Print, word for word, every line from the beginning of the listing up to and including the line with "3.918, 2.46, 2.384];". Pictures are to be excluded.
• • • • •
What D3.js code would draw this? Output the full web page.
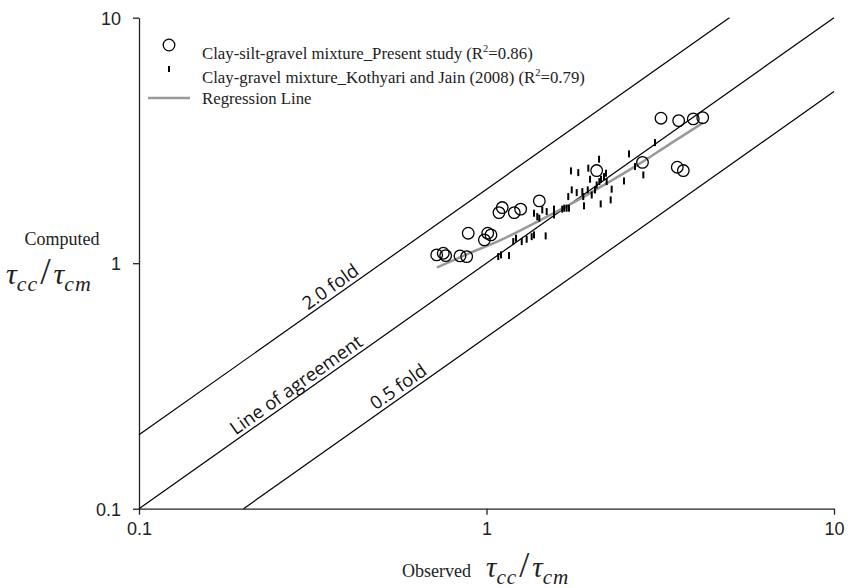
<!DOCTYPE html>
<html>
<head>
<meta charset="utf-8">
<script src="https://cdn.jsdelivr.net/npm/d3@7"></script>
<style>
  body { margin: 0; background: #fff; }
  svg { display: block; }
</style>
</head>
<body>
<svg id="chart"></svg>
<script>
const width = 855,
    height = 588;

// Clay-silt-gravel mixture, present study (observed, computed)
const presentObs = [0.719, 0.751, 0.763, 0.839, 0.877, 0.886, 0.986, 1.008, 1.03, 1.086, 1.11,
    1.202, 1.254, 1.419, 2.075, 2.811, 3.178, 3.573, 3.936, 4.19, 3.54, 3.684];
const presentComp = [1.081, 1.098, 1.074, 1.071, 1.064, 1.325, 1.244, 1.325, 1.304, 1.607, 1.685,
    1.607, 1.66, 1.794, 2.384, 2.574, 3.896, 3.809, 3.871, 3.918, 2.46, 2.384];

// Clay-gravel mixture, Kothyari and Jain (2008)
const kjObs = [1.081, 1.101, 1.161, 1.194, 1.216, 1.263, 1.305, 1.349, 1.37, 1.48, 1.37, 1.4,
    1.419, 1.447, 1.49, 1.564, 1.564, 1.652, 1.674, 1.701, 1.727, 1.719, 1.759, 1.818, 1.887,
    1.899, 1.908, 1.956, 1.986, 2.008, 2.052, 2.075, 2.112, 2.136, 2.131, 2.178, 2.207, 2.217,
    2.292, 2.277, 1.75, 1.837, 1.963, 2.108, 2.487, 2.571, 2.675, 2.827, 3.054];
const kjComp = [1.064, 1.081, 1.074, 1.225, 1.264, 1.225, 1.252, 1.283, 1.304, 1.292, 1.598, 1.548,
    1.525, 1.648, 1.623, 1.573, 1.66, 1.66, 1.675, 1.675, 1.675, 1.868, 1.989, 1.939, 1.957,
    1.868, 1.712, 1.989, 2.198, 1.897, 1.989, 2.084, 2.149, 2.198, 1.744, 2.253, 2.326, 2.149,
    2.002, 1.811, 2.377, 2.339, 2.438, 2.652, 2.163, 2.788, 2.475, 2.289, 3.099];

// regression line
const regObs = [0.72, 0.897, 1.094, 1.425, 1.858, 2.267, 2.765, 3.374, 4.198];
const regComp = [0.961, 1.101, 1.238, 1.494, 1.827, 2.153, 2.551, 3.061, 3.729];

// reference lines: factor, start, end (observed)
const refFactors = [2, 1, 0.5];
const refStarts = [0.1, 0.1, 0.2];
const refEnds = [5, 10, 10];
const refLabels = ["2.0 fold", "Line of agreement", "0.5 fold"];
const refLabelAt = [0.37, 0.295, 0.58];

const tickValues = [0.1, 1, 10];
const legendLabels = [
    ["Clay-silt-gravel mixture_Present study (R", "=0.86)"],
    ["Clay-gravel mixture_Kothyari and Jain (2008) (R", "=0.79)"],
    ["Regression Line"]
];

const svg = d3.select("#chart").attr("width", width).attr("height", height);

const xScale = d3.scaleLog().domain([0.1, 10]).range([139, 834]);
const yScale = d3.scaleLog().domain([0.1, 10]).range([508.7, 17.7]);

const fmt = (d) => (d < 1 ? "0.1" : String(d));

const xAxis = d3.axisBottom(xScale).tickValues(tickValues).tickFormat(fmt)
    .tickSizeOuter(0).tickSizeInner(6).tickPadding(8);
const yAxis = d3.axisLeft(yScale).tickValues(tickValues).tickFormat(fmt)
    .tickSizeOuter(0).tickSizeInner(6).tickPadding(12);

const gx = svg.append("g").attr("transform", `translate(0, ${yScale(0.1)})`).call(xAxis);
const gy = svg.append("g").attr("transform", `translate(${xScale(0.1)}, 0)`).call(yAxis);
[gx, gy].forEach((g) => {
    g.selectAll("path, line").attr("stroke", "#222").attr("stroke-width", 1.3);
    g.selectAll("text").attr("font-family", "Liberation Sans, Arial, sans-serif")
        .attr("font-size", 18).attr("fill", "#222");
});
gy.selectAll("text").attr("dy", "0.35em");

// reference lines
const angle = Math.atan2(yScale(10) - yScale(1), xScale(10) - xScale(1)) * 180 / Math.PI;
refFactors.forEach((f, i) => {
    svg.append("line")
        .attr("x1", xScale(refStarts[i])).attr("y1", yScale(refStarts[i] * f))
        .attr("x2", xScale(refEnds[i])).attr("y2", yScale(refEnds[i] * f))
        .attr("stroke", "#000").attr("stroke-width", 1.2);
    const lx = xScale(refLabelAt[i]), ly = yScale(refLabelAt[i] * f);
    svg.append("text")
        .attr("transform", `translate(${lx}, ${ly}) rotate(${angle})`)
        .attr("dy", -4)
        .attr("text-anchor", "middle")
        .attr("font-family", "Open Sans, sans-serif")
        .attr("font-size", 18.5)
        .attr("fill", "#111")
        .text(refLabels[i]);
});

// regression line
const line = d3.line().x((d) => xScale(d[0])).y((d) => yScale(d[1])).curve(d3.curveMonotoneX);
svg.append("path")
    .datum(regObs.map((d, i) => [d, regComp[i]]))
    .attr("d", line)
    .attr("fill", "none").attr("stroke", "#999").attr("stroke-width", 2.5);

// Kothyari and Jain dashes
svg.selectAll(".kj")
    .data(kjObs.map((d, i) => [d, kjComp[i]]))
    .enter().append("line")
    .attr("class", "kj")
    .attr("x1", (d) => xScale(d[0])).attr("x2", (d) => xScale(d[0]))
    .attr("y1", (d) => yScale(d[1]) - 3.5).attr("y2", (d) => yScale(d[1]) + 3.5)
    .attr("stroke", "#000").attr("stroke-width", 2);

// present study circles
svg.selectAll(".ps")
    .data(presentObs.map((d, i) => [d, presentComp[i]]))
    .enter().append("circle")
    .attr("class", "ps")
    .attr("cx", (d) => xScale(d[0])).attr("cy", (d) => yScale(d[1]))
    .attr("r", 5.8)
    .attr("fill", "none").attr("stroke", "#000").attr("stroke-width", 1.3);

// legend
const legend = svg.append("g");
legend.append("circle").attr("cx", 169).attr("cy", 45).attr("r", 5.8)
    .attr("fill", "none").attr("stroke", "#000").attr("stroke-width", 1.3);
legend.append("line").attr("x1", 169).attr("x2", 169).attr("y1", 66).attr("y2", 72)
    .attr("stroke", "#000").attr("stroke-width", 2);
legend.append("line").attr("x1", 148).attr("x2", 190).attr("y1", 98).attr("y2", 98)
    .attr("stroke", "#999").attr("stroke-width", 2.5);
const legendY = [58.5, 82.5, 103.5];
legendLabels.forEach((parts, i) => {
    const t = legend.append("text")
        .attr("x", 202).attr("y", legendY[i])
        .attr("font-family", "Liberation Serif, Times New Roman, serif")
        .attr("font-size", 16.8).attr("fill", "#222");
    t.append("tspan").text(parts[0]);
    if (parts.length > 1) {
        t.append("tspan").attr("dy", -7).attr("font-size", 10.5).text("2");
        t.append("tspan").attr("dy", 7).text(parts[1]);
    }
});

// axis titles
const ratio = (t, size, gap) => {
    const sub = size * 0.73;
    t.append("tspan").attr("font-size", size).attr("font-style", "italic").attr("dx", gap).text("\u03C4");
    t.append("tspan").attr("font-size", sub).attr("font-style", "italic").attr("dy", 7)
        .attr("letter-spacing", 1).text("cc");
    t.append("tspan").attr("font-size", size * 1.25).attr("dy", -7).attr("dx", 2).text("/");
    t.append("tspan").attr("font-size", size).attr("font-style", "italic").attr("dx", 3).text("\u03C4");
    t.append("tspan").attr("font-size", sub).attr("font-style", "italic").attr("dy", 7)
        .attr("letter-spacing", 1).text("cm");
};

const serif = "Liberation Serif, Times New Roman, serif";
const xt = svg.append("text").attr("x", 402).attr("y", 577)
    .attr("font-family", serif).attr("fill", "#222");
xt.append("tspan").attr("font-size", 18).text("Observed");
ratio(xt, 29, 15);

svg.append("text").attr("x", 62).attr("y", 245).attr("text-anchor", "middle")
    .attr("font-family", serif).attr("font-size", 18).attr("fill", "#222").text("Computed");
const yt = svg.append("text").attr("x", 6).attr("y", 284)
    .attr("font-family", serif).attr("fill", "#222");
ratio(yt, 30, 0);
</script>
</body>
</html>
• • • • •
RESULT:
What D3.js code would draw this? Output the full web page.
<!DOCTYPE html>
<html>
<head>
<meta charset="utf-8">
<script src="https://cdn.jsdelivr.net/npm/d3@7"></script>
<style>
  body { margin: 0; background: #fff; }
  svg { display: block; }
</style>
</head>
<body>
<svg id="chart"></svg>
<script>
const width = 855,
    height = 588;

// Clay-silt-gravel mixture, present study (observed, computed)
const presentObs = [0.719, 0.751, 0.763, 0.839, 0.877, 0.886, 0.986, 1.008, 1.03, 1.086, 1.11,
    1.202, 1.254, 1.419, 2.075, 2.811, 3.178, 3.573, 3.936, 4.19, 3.54, 3.684];
const presentComp = [1.081, 1.098, 1.074, 1.071, 1.064, 1.325, 1.244, 1.325, 1.304, 1.607, 1.685,
    1.607, 1.66, 1.794, 2.384, 2.574, 3.896, 3.809, 3.871, 3.918, 2.46, 2.384];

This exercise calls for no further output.